Geologists are still concerned about the West Salt Creek slide area, especially with the formation of a new 190-acre-feet lake at the headwall. The lake continues to fill and is expected to breach the spillway this spring. At that point the entire headwall has the potential to erode away, sending a wall of water down the slide path. Residents of Collbran are concerned about the influx of water, however Bill Edwards of the United States Forest Service concluded that the amount of water is consistent with spring runoff and the watershed should absorb the excess water. Still, nearby residents and businesses are preparing for the inevitable, the resurfacing of West Salt Creek somewhere along its historic path.
Jerald Hawkins, owner of the property, and Oxy, an oil and gas exploration company, are taking a proactive stance by digging a potential drainage where the creek can safely enter and reconnect with its historical waterway. The slide path narrowly missed the Oxy gas pad located on the Hawkins property. Oxy immediately responded to the incident by shutting down all activity at the site. Much speculation has surrounded the proximity of the well pad to the slide, especially with the use of fracking. All experts concluded there was no connection between the oil and gas activity in the area and the slide. In particular the geologists point to the obvious fact that the drilling occurred 5,000 to 8,000 feet into the Wasatch formation, while the slide occurred roughly 2,000 feet higher up the side of the Mesa. All historical evidence suggests that landslides have and will occur on the Grand Mesa regardless of human activity.
In general, unless gravity mysteriously disappears, landslides will continue to shape the landscape; and wherever humans interact with these landscapes, disaster can occur. For example, the state of Washington’s deadly Oso landslide killed 43 people on March 22, taking out an entire rural neighborhood. Despite its isolated location, tragedy also struck at the West Salt Creek slide. While investigating a small landslide that had blocked an irrigation canal, Wes Hawkins, 46, Clancy Nichols, 53 and his son, Danny Nichols, 24, were evidently in the path of the second and more destructive landslide. Their bodies still remain missing.
While standing on the slide path, Hawkins led our group in a moment of silence, reminding each and every one of us that the site is hallowed ground. He also explained how his family “lost a way of life.” Generations of his family played on and explored this section of the Mesa. Now, Hawkins said he often lies in bed at night thinking about the trails of his childhood and the annual cutting of the Christmas tree during the autumn colors.

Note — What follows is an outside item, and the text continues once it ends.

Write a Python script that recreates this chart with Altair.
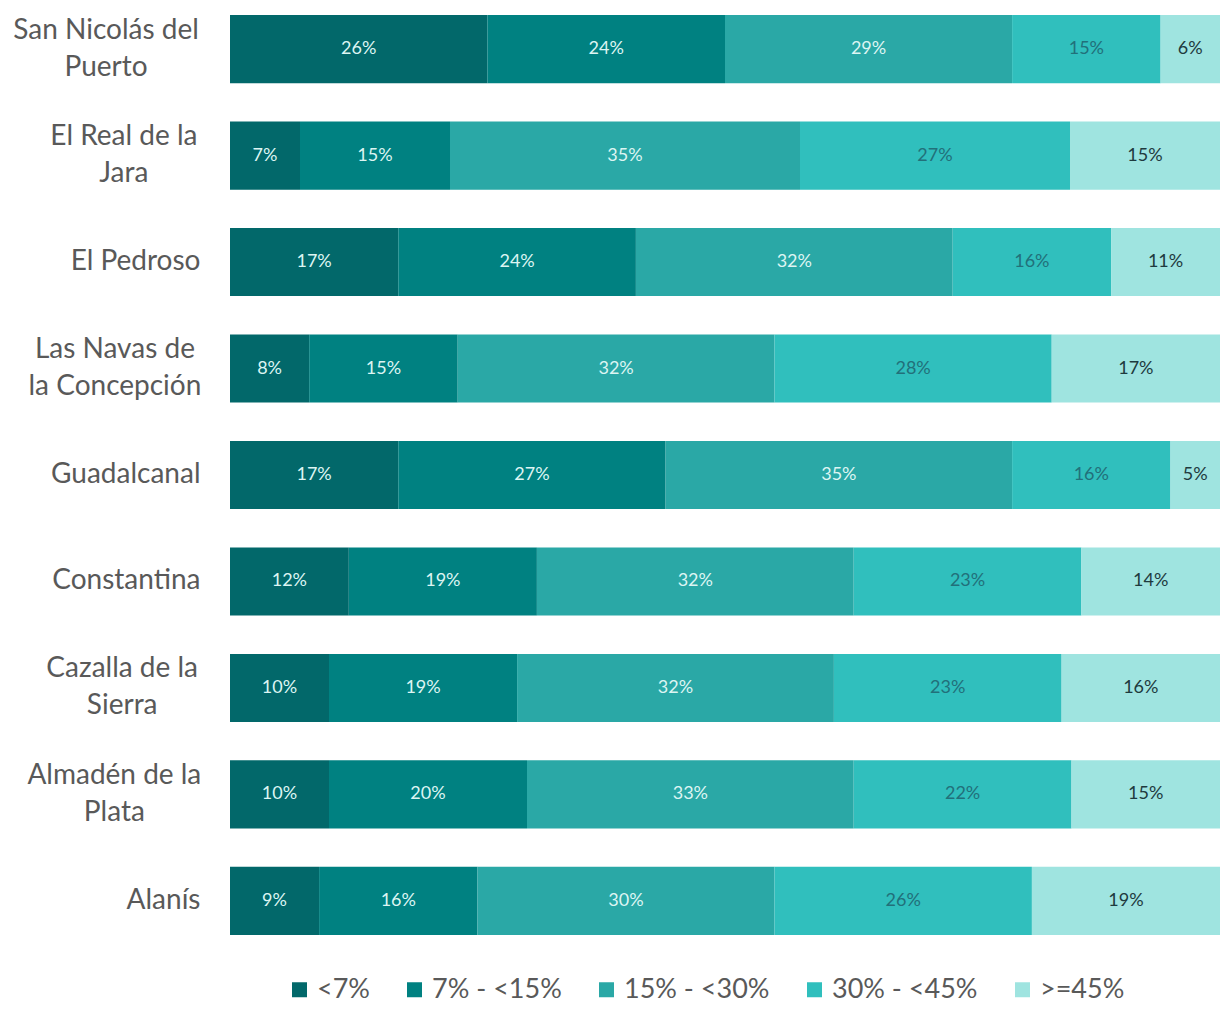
import altair as alt
import pandas as pd

# Municipalities (top to bottom) as axis tick labels ("|" marks a line break)
etiquetas = ["San Nicolás del|Puerto", "El Real de la|Jara", "El Pedroso",
             "Las Navas de|la Concepción", "Guadalcanal", "Constantina",
             "Cazalla de la|Sierra", "Almadén de la|Plata", "Alanís"]

rangos = ["<7%", "7% - <15%", "15% - <30%", "30% - <45%", ">=45%"]

v_lt7 = [26, 7, 17, 8, 17, 12, 10, 10, 9]
v_7_15 = [24, 15, 24, 15, 27, 19, 19, 20, 16]
v_15_30 = [29, 35, 32, 32, 35, 32, 32, 33, 30]
v_30_45 = [15, 27, 16, 28, 16, 23, 23, 22, 26]
v_ge45 = [6, 15, 11, 17, 5, 14, 16, 15, 19]

series = [v_lt7, v_7_15, v_15_30, v_30_45, v_ge45]

bar_colors = ["#02686A", "#008181", "#2AA8A6", "#30BFBD", "#9FE4E0"]
text_colors = ["#DDF5F3", "#DDF5F3", "#DDF5F3", "#22707A", "#1E3A3E"]

rows = []
for i, et in enumerate(etiquetas):
    for j, r in enumerate(rangos):
        rows.append({"etiqueta": et, "rango": r, "orden": j, "valor": series[j][i]})
df = pd.DataFrame(rows)

FONT = "Lato"
LABEL_SIZE = 28
BASE_PAD = 30


def text_em(s):
    """Rough text width in em, to center two-line labels as a block."""
    w = 0.0
    for c in s:
        if c == " ":
            w += 0.26
        elif c in "iljíI'.,:":
            w += 0.24
        elif c in "mwMW":
            w += 0.8
        elif c.isupper():
            w += 0.64
        else:
            w += 0.51
    return w


pad_conditions = []
for et in etiquetas:
    if "|" in et:
        longest = max(text_em(part) for part in et.split("|"))
        pad_conditions.append({"test": f"datum.value == '{et}'",
                               "value": BASE_PAD + 2 + longest * LABEL_SIZE / 2})

is_ml = "indexof(datum.value, '|') >= 0"

base = (
    alt.Chart(df)
    .transform_stack(stack="valor", groupby=["etiqueta"], as_=["x0", "x1"],
                     sort=[alt.SortField("orden")], offset="normalize")
    .transform_calculate(mid="(datum.x0 + datum.x1) / 2", txt="datum.valor + '%'")
)

y_enc = alt.Y(
    "etiqueta:N", sort=etiquetas,
    scale=alt.Scale(paddingInner=0.36, paddingOuter=0.066),
    axis=alt.Axis(
        title=None, ticks=False, domain=False, labelExpr="split(datum.value, '|')",
        labelFont=FONT, labelFontSize=LABEL_SIZE, labelColor="#595959",
        labelLineHeight=37, labelLimit=0,
        labelPadding={"condition": pad_conditions, "value": BASE_PAD},
        labelAlign={"condition": {"test": is_ml, "value": "center"}, "value": "right"},
        labelOffset={"condition": {"test": is_ml, "value": -18.5}, "value": 0},
    ),
)

bars = base.mark_bar().encode(
    y=y_enc,
    x=alt.X("x0:Q", scale=alt.Scale(domain=[0, 1], nice=False), axis=None),
    x2="x1:Q",
    color=alt.Color(
        "rango:N",
        scale=alt.Scale(domain=rangos, range=bar_colors),
        legend=alt.Legend(
            title=None, orient="none", legendX=56, legendY=968, direction="horizontal",
            columns=5, symbolType="square", symbolSize=225, symbolStrokeWidth=0,
            labelFont=FONT, labelFontSize=27, labelColor="#595959",
            columnPadding=31, labelOffset=4,
        ),
    ),
)

labels = base.mark_text(font=FONT, fontSize=18).encode(
    y=alt.Y("etiqueta:N", sort=etiquetas),
    x=alt.X("mid:Q"),
    text="txt:N",
    color=alt.Color("rango:N", scale=alt.Scale(domain=rangos, range=text_colors), legend=None),
)

chart = (
    alt.layer(bars, labels)
    .resolve_scale(color="independent")
    .properties(
        width=990, height=934,
        padding={"left": 222, "top": 0, "right": 0, "bottom": 62},
        autosize=alt.AutoSizeParams(type="none"),
    )
    .configure_view(stroke=None)
)

chart.save("out.html", embed_options={"renderer": "svg", "actions": False})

While investigating the site, a helicopter hovered over the area, obviously checking out the destruction. Hawkins explained that since the slide helicopters constantly buzz the area, resulting in an area now devoid of animal noises due to the constant barrage of eavesdroppers. It’s one thing to have an entire part of your life ripped away in minutes; it’s another to be constantly reminded about it.
According to Patsantaras, it’s important to remember the landslide happened on private property. Hawkins and Bonny Gardner, the other property owner, “have been very gracious” in letting the media and experts examine the area.
“Now it’s time to let their lives return to normal,” she said.
As Grand Mesa residents prepare for winter and the eventual spring runoff, experts are also looking at positive aspects of the West Salt Creek slide. As Bill Edwards of the U.S. Forest Service points out, from an ecological perspective, area experts have an amazing opportunity to observe and monitor the area as life again takes hold. Already flowers and plants are starting to take root in the area.